Apple's keynote says their recycled aluminum is a new special alloy. I know
nothing of such things, but it occurs to me that recycled laptops would need
different processing from say recycled aluminum cans.

------
adetrest
> So because Apple releases new software and hardware every year, that means
> that the phone I’m already using immediately stops working?

In apples case, yes. You might very well be able to install the latest iOS on
your 2010 iPad, but why bother? It's going to be so slow that you'll want to
throw it out the window. Do t want to update? Good luck reinstalling your
applications after a wipe because they all require the latest iOS api version
and you can't install previous versions.

Let's not pretend that Apple's business model isn't built on people throwing
out all their idevices every few years and rebuying everything altogether
whenever Apple dictates that the old connector isn't good for you anymore or
that micro USB is for losers.

------
ksec
Can I actually "flag" this story? I am not even sure if this could be
classified as Fake news, but they are wrong and not true on so many front, and
you don't even need to be an industry expert or insider to argue against it. I
fully support the right to repair, but that doesn't mean you could try to spin
a false story.

 _" The announcement “makes Apple sound noble and sustainable when any
manufacturer that needs to buy aluminium is also buying 75 percent recycled
content without making any special effort,” Gordon-Byrne says.

and it’s hard to see how Apple’s announcement amounts to a significant
environmental victory if it’s not creating incentives to dramatically increase
the amount of recycled aluminium on the market." _

If it was _that_ easy every other manufacturer could have done it ages ago. It
is only remaining 25% right? Others now has an incentive to copy it, 100%
recycle Aluminium. And what Apple announced is actually an Aluminium Alloy, my
wild guess is that 100% recycled aluminium couldn't be as good as with the mix
pure aluminium, hence Apple needs to create / search an alloy for it.

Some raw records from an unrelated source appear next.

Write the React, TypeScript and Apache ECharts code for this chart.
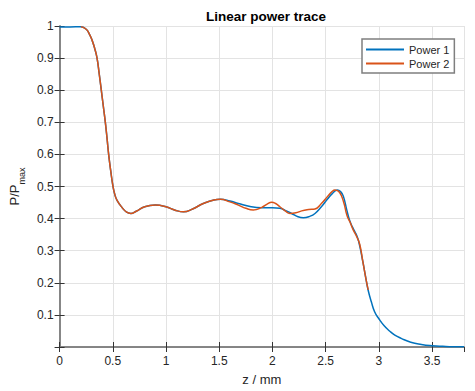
import React, { useEffect, useRef } from "react";
import * as echarts from "echarts";

const zPower1 = [0, 0.1, 0.2, 0.25, 0.28, 0.305, 0.33, 0.352, 0.372, 0.392, 0.411, 0.43, 0.446, 0.461, 0.48, 0.502, 0.52, 0.54, 0.586, 0.63, 0.67, 0.72, 0.8, 0.9, 1.0, 1.08, 1.165, 1.25, 1.35, 1.45, 1.51, 1.6, 1.68, 1.8, 1.9, 2.0, 2.07, 2.13, 2.18, 2.24, 2.29, 2.35, 2.4, 2.46, 2.52, 2.56, 2.61, 2.64, 2.666, 2.7, 2.725, 2.75, 2.775, 2.8, 2.82, 2.85, 2.88, 2.9, 2.93, 2.96, 3.0, 3.05, 3.1, 3.15, 3.21, 3.3, 3.4, 3.5, 3.6, 3.7, 3.8];
const pPower1 = [0.997, 0.997, 0.998, 0.99, 0.975, 0.956, 0.93, 0.9, 0.852, 0.8, 0.75, 0.7, 0.65, 0.6, 0.55, 0.5, 0.474, 0.457, 0.435, 0.42, 0.416, 0.423, 0.437, 0.442, 0.437, 0.427, 0.421, 0.43, 0.447, 0.458, 0.46, 0.455, 0.447, 0.437, 0.434, 0.434, 0.432, 0.424, 0.416, 0.406, 0.403, 0.407, 0.416, 0.437, 0.462, 0.477, 0.489, 0.484, 0.47, 0.425, 0.395, 0.375, 0.359, 0.34, 0.315, 0.265, 0.21, 0.176, 0.14, 0.11, 0.088, 0.066, 0.05, 0.037, 0.027, 0.015, 0.008, 0.004, 0.002, 0.001, 0.001];

const zPower2 = [0.2, 0.25, 0.28, 0.305, 0.33, 0.352, 0.372, 0.392, 0.411, 0.43, 0.446, 0.461, 0.48, 0.502, 0.52, 0.54, 0.586, 0.63, 0.67, 0.72, 0.8, 0.9, 1.0, 1.08, 1.165, 1.25, 1.35, 1.45, 1.51, 1.6, 1.68, 1.75, 1.82, 1.9, 1.95, 1.993, 2.03, 2.07, 2.12, 2.165, 2.22, 2.275, 2.34, 2.4, 2.46, 2.52, 2.56, 2.587, 2.63, 2.67, 2.7, 2.728, 2.76, 2.79, 2.82, 2.85, 2.88, 2.9];
const pPower2 = [0.998, 0.99, 0.975, 0.956, 0.93, 0.9, 0.852, 0.8, 0.75, 0.7, 0.65, 0.6, 0.55, 0.5, 0.474, 0.457, 0.435, 0.42, 0.416, 0.423, 0.437, 0.442, 0.437, 0.427, 0.421, 0.43, 0.447, 0.458, 0.46, 0.452, 0.442, 0.432, 0.427, 0.435, 0.445, 0.451, 0.447, 0.437, 0.424, 0.416, 0.418, 0.424, 0.428, 0.43, 0.447, 0.47, 0.484, 0.489, 0.482, 0.45, 0.41, 0.39, 0.364, 0.345, 0.32, 0.265, 0.21, 0.178];

const seriesNames = ["Power 1", "Power 2"];
const titleText = "Linear power trace";
const xLabel = "z / mm";

const FONT = "'Liberation Sans', Arial, Helvetica, sans-serif";
const AXIS_COLOR = "#7f7f7f";
const TEXT_COLOR = "#262626";
const GRID_COLOR = "#e3e3e3";

export default function App() {
  const ref = useRef<HTMLDivElement>(null);
  useEffect(() => {
    if (!ref.current) return;
    const chart = echarts.init(ref.current, undefined, { renderer: "svg" });
    const fmt1 = (v: number) => {
      const r = parseFloat(v.toFixed(1));
      return r === 0 ? "" : String(r);
    };
    const fmtX = (v: number) => String(parseFloat(v.toFixed(1)));
    chart.setOption({
      animation: false,
      backgroundColor: "#ffffff",
      title: {
        text: titleText,
        left: 261,
        textAlign: "center",
        top: 4,
        textStyle: { fontFamily: FONT, fontSize: 13.5, fontWeight: "bold", color: "#000" },
      },
      legend: {
        orient: "vertical",
        left: 362,
        top: 39,
        padding: [5, 5, 4, 4],
        itemGap: 3,
        itemWidth: 38,
        itemHeight: 2,
        icon: "rect",
        borderColor: AXIS_COLOR,
        borderWidth: 1.5,
        backgroundColor: "#fff",
        textStyle: { fontFamily: FONT, fontSize: 11, color: TEXT_COLOR, padding: [0, 0, 0, 0] },
        data: seriesNames,
      },
      grid: { left: 58, right: 11, top: 26, bottom: 44, containLabel: false },
      xAxis: [
        {
          type: "value",
          min: 0,
          max: 3.8,
          interval: 0.5,
          name: xLabel,
          nameLocation: "middle",
          nameGap: 26,
          nameTextStyle: { fontFamily: FONT, fontSize: 13, color: TEXT_COLOR },
          axisLine: { show: true, lineStyle: { color: AXIS_COLOR, width: 1.5 } },
          axisTick: { show: true, inside: true, length: 5, lineStyle: { color: "#333" } },
          axisLabel: { fontFamily: FONT, fontSize: 12, color: TEXT_COLOR, margin: 8, formatter: fmtX, showMaxLabel: false },
          splitLine: { show: true, lineStyle: { color: GRID_COLOR, width: 1 } },
        },
        {
          type: "value",
          position: "top",
          min: 0,
          max: 3.8,
          interval: 0.5,
          axisLine: { show: true, lineStyle: { color: AXIS_COLOR, width: 1.5 } },
          axisTick: { show: true, inside: true, length: 5, lineStyle: { color: "#333" } },
          axisLabel: { show: false },
          splitLine: { show: false },
        },
      ],
      yAxis: [
        {
          type: "value",
          min: 0,
          max: 1,
          interval: 0.1,
          name: "{a|P/P}{sub|max}",
          nameLocation: "middle",
          nameGap: 33,
          nameRotate: 90,
          nameTextStyle: {
            fontFamily: FONT,
            color: TEXT_COLOR,
            rich: {
              a: { fontFamily: FONT, fontSize: 13, color: TEXT_COLOR, verticalAlign: "top" },
              sub: { fontFamily: FONT, fontSize: 9, color: TEXT_COLOR, verticalAlign: "bottom", padding: [9, 0, 0, 0] },
            },
          },
          axisLine: { show: true, lineStyle: { color: AXIS_COLOR, width: 1.5 } },
          axisTick: { show: true, inside: true, length: 5, lineStyle: { color: "#333" } },
          axisLabel: { fontFamily: FONT, fontSize: 12, color: TEXT_COLOR, margin: 6, formatter: fmt1 },
          splitLine: { show: true, lineStyle: { color: GRID_COLOR, width: 1 } },
        },
        {
          type: "value",
          position: "right",
          min: 0,
          max: 1,
          interval: 0.1,
          axisLine: { show: true, lineStyle: { color: AXIS_COLOR, width: 1.5 } },
          axisTick: { show: true, inside: true, length: 5, lineStyle: { color: "#333" } },
          axisLabel: { show: false },
          splitLine: { show: false },
        },
      ],
      series: [
        {
          name: seriesNames[0],
          type: "line",
          xAxisIndex: 0,
          yAxisIndex: 0,
          data: zPower1.map((z, i) => [z, pPower1[i]]),
          showSymbol: false,
          smooth: 0.5,
          lineStyle: { color: "#0072BD", width: 1.5 },
          itemStyle: { color: "#0072BD" },
        },
        {
          name: seriesNames[1],
          type: "line",
          xAxisIndex: 0,
          yAxisIndex: 0,
          data: zPower2.map((z, i) => [z, pPower2[i]]),
          showSymbol: false,
          smooth: 0.5,
          lineStyle: { color: "#D95319", width: 1.5 },
          itemStyle: { color: "#D95319" },
        },
      ],
    });
    return () => chart.dispose();
  }, []);
  return <div ref={ref} style={{ width: 475, height: 391, position: "absolute", left: 0, top: 0 }} />;
}
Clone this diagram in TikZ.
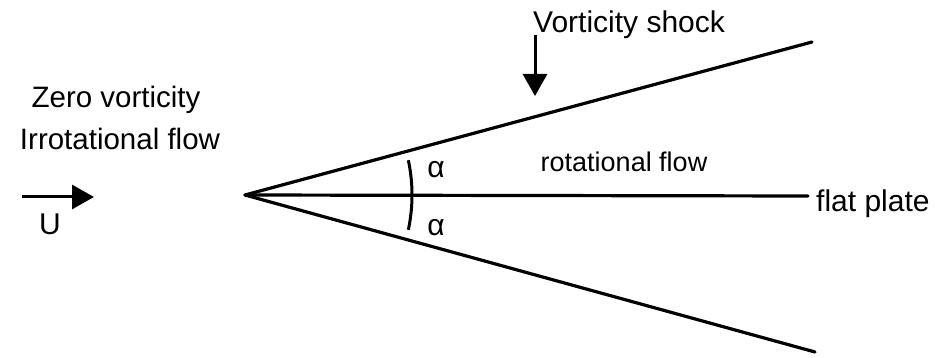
\documentclass[tikz,border=0pt]{standalone}
\usepackage{fontspec}
\setmainfont{Liberation Sans}
\usetikzlibrary{arrows.meta}
\begin{document}
\begin{tikzpicture}[x=1pt,y=-1pt,
  lbl/.style={inner sep=0pt,font=\fontsize{30}{33}\selectfont},
  thick line/.style={line width=3.2pt,line cap=round},
  big arrow/.style={line width=3pt,-{Triangle[length=22pt,width=24pt]}}]
\useasboundingbox (0,0) rectangle (935,358);
\coordinate (apex) at (245,195);
\coordinate (upEnd) at (812,42);
\coordinate (loEnd) at (815,352);
\coordinate (plEnd) at (808,196);
\draw[thick line] (apex) -- (upEnd);
\draw[thick line] (apex) -- (loEnd);
\draw[thick line] (apex) -- (plEnd);
\node[lbl,anchor=west] (plate) at (816,204) {flat plate};
\node[lbl,font=\fontsize{29.5}{32}\selectfont] (zero) at (116,100) {Zero vorticity};
\node[lbl,font=\fontsize{29.5}{32}\selectfont] (irrot) at (120,139) {Irrotational flow};
\node[lbl,font=\fontsize{27}{30}\selectfont] (rot) at (624,162) {rotational flow};
\node[lbl,anchor=west] (vs) at (533,25) {Vorticity shock};
\coordinate (vsTop) at (535,35);
\coordinate (vsTip) at (535,96);
\draw[big arrow] (vsTop) -- (vsTip);
\coordinate (uStart) at (22,197);
\coordinate (uTip) at (94,197);
\draw[big arrow] (uStart) -- (uTip);
\node[lbl] (U) at (50,224) {U};
\draw[line width=3pt] ([shift={(12:167)}]apex) arc[start angle=12,end angle=-12,radius=167];
\node[lbl] (a1) at (436,170) {α};
\node[lbl] (a2) at (436,228) {α};
\end{tikzpicture}
\end{document}
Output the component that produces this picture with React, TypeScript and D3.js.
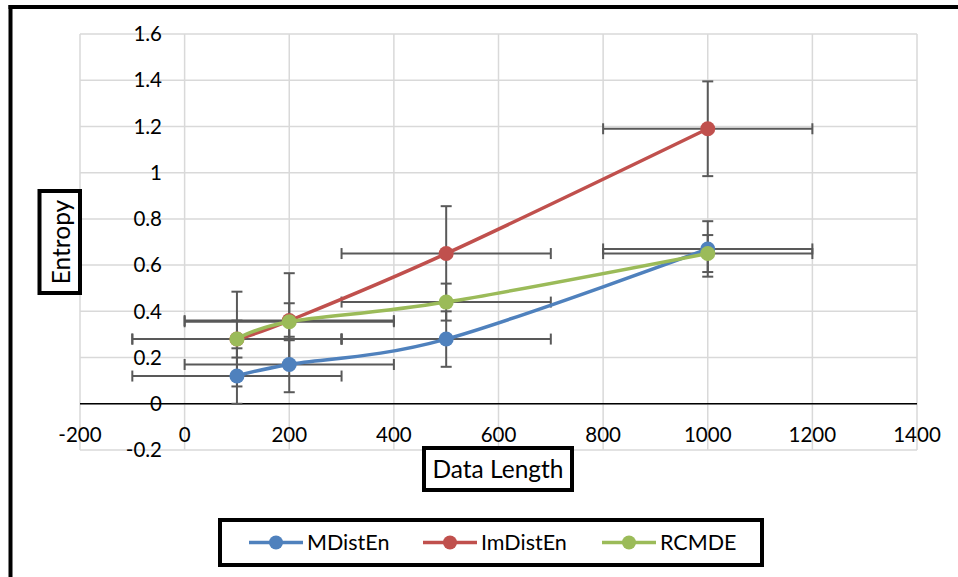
import { useEffect, useRef } from 'react';
import * as d3 from 'd3';

// data
const dataLength = [100, 200, 500, 1000];
const mdisten = [0.12, 0.17, 0.28, 0.67];
const imdisten = [0.28, 0.36, 0.65, 1.19];
const rcmde = [0.28, 0.355, 0.44, 0.65];
const seriesNames = ['MDistEn', 'ImDistEn', 'RCMDE'];
const seriesColors = ['#4F81BD', '#C0504D', '#9BBB59'];
const yErrors = [0.12, 0.205, 0.08];
const xError = 200;
const xTicks = [-200, 0, 200, 400, 600, 800, 1000, 1200, 1400];
const yTicks = [-0.2, 0, 0.2, 0.4, 0.6, 0.8, 1, 1.2, 1.4, 1.6];
const yTickLabels = ['-0.2', '0', '0.2', '0.4', '0.6', '0.8', '1', '1.2', '1.4', '1.6'];

const FONT = "Lato, 'Noto Sans', sans-serif";

const App = () => {
  const ref = useRef<SVGSVGElement>(null);

  useEffect(() => {
    const svg = d3.select(ref.current);
    svg.selectAll('*').remove();

    const x = d3.scaleLinear().domain([-200, 1400]).range([80, 917]);
    const y = d3.scaleLinear().domain([-0.2, 1.6]).range([450, 34]);

    const series = [mdisten, imdisten, rcmde].map((vals, i) => ({
      name: seriesNames[i],
      color: seriesColors[i],
      err: yErrors[i],
      points: vals.map((v, j) => ({ x: dataLength[j], y: v })),
    }));

    // outer chart frame (only left and top edges are visible)
    svg.append('line').attr('x1', 10.5).attr('x2', 10.5).attr('y1', 5).attr('y2', 577)
      .attr('stroke', '#000').attr('stroke-width', 4);
    svg.append('line').attr('x1', 8.5).attr('x2', 958).attr('y1', 7).attr('y2', 7)
      .attr('stroke', '#000').attr('stroke-width', 4);

    // gridlines
    const grid = svg.append('g').attr('stroke', '#d9d9d9').attr('stroke-width', 1.5);
    yTicks.forEach(t => {
      grid.append('line').attr('x1', x(-200)).attr('x2', x(1400)).attr('y1', y(t)).attr('y2', y(t));
    });
    xTicks.forEach(t => {
      grid.append('line').attr('x1', x(t)).attr('x2', x(t)).attr('y1', y(-0.2)).attr('y2', y(1.6));
    });

    // x axis at y = 0
    svg.append('line').attr('x1', x(-200)).attr('x2', x(1400)).attr('y1', y(0)).attr('y2', y(0))
      .attr('stroke', '#000').attr('stroke-width', 1.5);

    // tick labels
    svg.append('g').selectAll('text').data(yTicks).join('text')
      .attr('x', 162).attr('y', d => y(d)).attr('dy', '0.35em')
      .attr('text-anchor', 'end').attr('font-family', FONT).attr('font-size', 20.5)
      .attr('fill', '#000').text((d, i) => yTickLabels[i]);
    svg.append('g').selectAll('text').data(xTicks).join('text')
      .attr('x', d => x(d)).attr('y', 435).attr('dy', '0.35em')
      .attr('text-anchor', 'middle').attr('font-family', FONT).attr('font-size', 20.5)
      .attr('fill', '#000').text(d => String(d));

    // error bars behind the lines
    const eb = svg.append('g').attr('stroke', '#595959').attr('stroke-width', 2);
    const cap = 5.5;
    series.forEach(s => {
      s.points.forEach(p => {
        const cx = x(p.x), cy = y(p.y);
        const x0 = x(p.x - xError), x1 = x(p.x + xError);
        const y0 = y(p.y - s.err), y1 = y(p.y + s.err);
        eb.append('line').attr('x1', x0).attr('x2', x1).attr('y1', cy).attr('y2', cy);
        eb.append('line').attr('x1', x0).attr('x2', x0).attr('y1', cy - cap).attr('y2', cy + cap);
        eb.append('line').attr('x1', x1).attr('x2', x1).attr('y1', cy - cap).attr('y2', cy + cap);
        eb.append('line').attr('x1', cx).attr('x2', cx).attr('y1', y0).attr('y2', y1);
        eb.append('line').attr('x1', cx - cap).attr('x2', cx + cap).attr('y1', y0).attr('y2', y0);
        eb.append('line').attr('x1', cx - cap).attr('x2', cx + cap).attr('y1', y1).attr('y2', y1);
      });
    });

    // smoothed lines with markers
    const line = d3.line<{ x: number; y: number }>()
      .x(d => x(d.x)).y(d => y(d.y))
      .curve(d3.curveCardinal.tension(0));
    series.forEach(s => {
      svg.append('path').datum(s.points)
        .attr('fill', 'none').attr('stroke', s.color).attr('stroke-width', 3.5)
        .attr('stroke-linecap', 'round').attr('d', line);
      svg.append('g').selectAll('circle').data(s.points).join('circle')
        .attr('cx', d => x(d.x)).attr('cy', d => y(d.y)).attr('r', 7.5)
        .attr('fill', s.color);
    });

    // axis titles in boxes
    svg.append('rect').attr('x', 39.5).attr('y', 191).attr('width', 40.5).attr('height', 102)
      .attr('fill', '#fff').attr('stroke', '#000').attr('stroke-width', 4);
    svg.append('text').attr('transform', 'translate(61,242) rotate(-90)').attr('dy', '0.35em')
      .attr('text-anchor', 'middle').attr('font-family', FONT).attr('font-size', 24.5)
      .text('Entropy');

    svg.append('rect').attr('x', 424).attr('y', 448).attr('width', 148).attr('height', 42)
      .attr('fill', '#fff').attr('stroke', '#000').attr('stroke-width', 4);
    svg.append('text').attr('x', 498).attr('y', 469).attr('dy', '0.35em')
      .attr('text-anchor', 'middle').attr('font-family', FONT).attr('font-size', 24.5)
      .text('Data Length');

    // legend
    svg.append('rect').attr('x', 220).attr('y', 520).attr('width', 542).attr('height', 45)
      .attr('fill', '#fff').attr('stroke', '#000').attr('stroke-width', 4);
    const legendX = [249, 423, 602];
    series.forEach((s, i) => {
      const g = svg.append('g').attr('transform', `translate(${legendX[i]},542.5)`);
      g.append('line').attr('x1', 0).attr('x2', 54).attr('stroke', s.color).attr('stroke-width', 3.5);
      g.append('circle').attr('cx', 27).attr('r', 7).attr('fill', s.color);
      g.append('text').attr('x', 58).attr('dy', '0.35em').attr('font-family', FONT)
        .attr('font-size', 21.5).attr('fill', '#000').text(s.name);
    });
  }, []);

  return (
    <svg ref={ref} width={958} height={577}
      style={{ position: 'fixed', left: 0, top: 0, background: '#fff' }} />
  );
};

export default App;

 _" But with 1.3 billion active devices worldwide (and countless more in
landfills), Apple is still responsible for a huge amount the world’s dangerous
electronic junk."_

Out of the 1.3B iPhone Sold since launch, more than 65% / ~850M are still in
active use. 400M iPad sold since launch, conservative estimate of ~250M in use
( I could bet my money it is closer to 300M if not more ), and 100M Mac User
out of ~170M Mac sold last 10 years.

Total e-waste of 450M iPhone, 150M iPad, and 70M Mac. That is roughly 530M
Pound of e-waste over the course of 10 years.

And Apple manage to recycle 90 Million pounds of their own product in 2015
alone on their first year give back programme. 2016 and 2017 they have managed
improved their recycling speed and efficiency with faster Robots, without
mentioning total recycled numbers. Even if they did not increase their total
recycled product, over 4 years time that could be 360M total recycled e-waste.

 __360M out of 530M Pound ! __

Both estimate are in lowest / worst case scenario.

And in case the author doesn't know, there are current roughly 3.2B of non
Apple Smartphone in use. Out of a total of ~7.2B produced over the last 10
years, mind giving me some thoughts where are these 4B Smartphones?

Note: Most of the numbers are on top of my head, but they should be fairly
accurate and not off by +/\- 10% up to end of 2017. Feel free to correct if I
am wrong.

------
informatimago
Well, the same as 99% of anything "ecologists" say and do... Nothing new or
newsworthy here.